The firm issued “misleading” mini-bonds and Isas on a non-advised basis, promising 8% returns to clients.

Mini-bonds allow investors to lend money directly to businesses and are, in effect, IOUs that the companies sell to investors.

The joint investigation was opened after the FCA filed a referral to the National Economic Crime Centre.

On 4 March 2019, four individuals were arrested in the Kent and Sussex areas. All have been released pending further investigation.

Two days later, London Capital & Finance entered administration, with Smith and Williamson as the named representatives.

Investors received bad news that same day, with the Financial Services Compensation Scheme (FSCS) confirming that “the sale of mini-bonds […] is not a regulated activity under the Regulated Activities Order and, therefore, is not FSCS-protected”.
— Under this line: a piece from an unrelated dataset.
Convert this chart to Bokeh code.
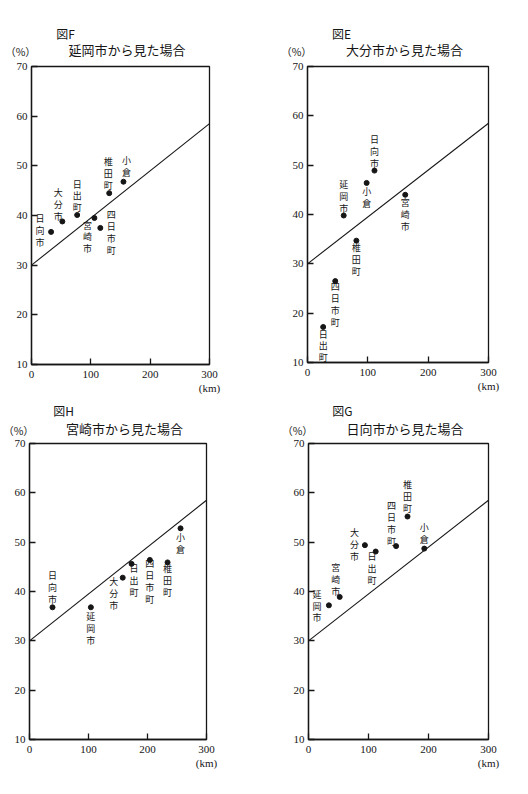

“For this reason, while the firm is insolvent, we’re not accepting claims against the firm.”

Investigating regulatory failure

But, an HM Treasury committee is now looking into whether FCA-authorised products can still be misleading to consumers.

Nicky Morgan, chair of the Treasury committee, wrote to the FCA board asking for a statutory investigation into a possible regulatory failure that lead to the firm’s misconduct.

“The FCA is currently investigating London Capital & Finance’s marketing material and the SFO is investigating individuals associated with the company.

“Yet, there is a broader need to understand what can be learned in a regulatory sense from the events at London Capital & Finance.

“I have therefore requested that the FCA board consider whether the failure of London Capital & Finance, the potential harm to those consumers involved, and the regulatory system that led us here, warrants a statutory investigation.”

Overruling the regulator

Morgan added: “If the FCA decline, I have asked HM Treasury to consider using its power to require the regulator to conduct such an investigation.

“Even if the regulator does not conduct an investigation, the FCA board should set out whether firms are using their FCA-authorisation in a way that may be misleading to consumers, whether consumers need greater clarity on what such an authorisation does to protect them, and whether mini-bonds should now be regulated.

“The government and the regulator must do all they can to prevent history from repeating itself.”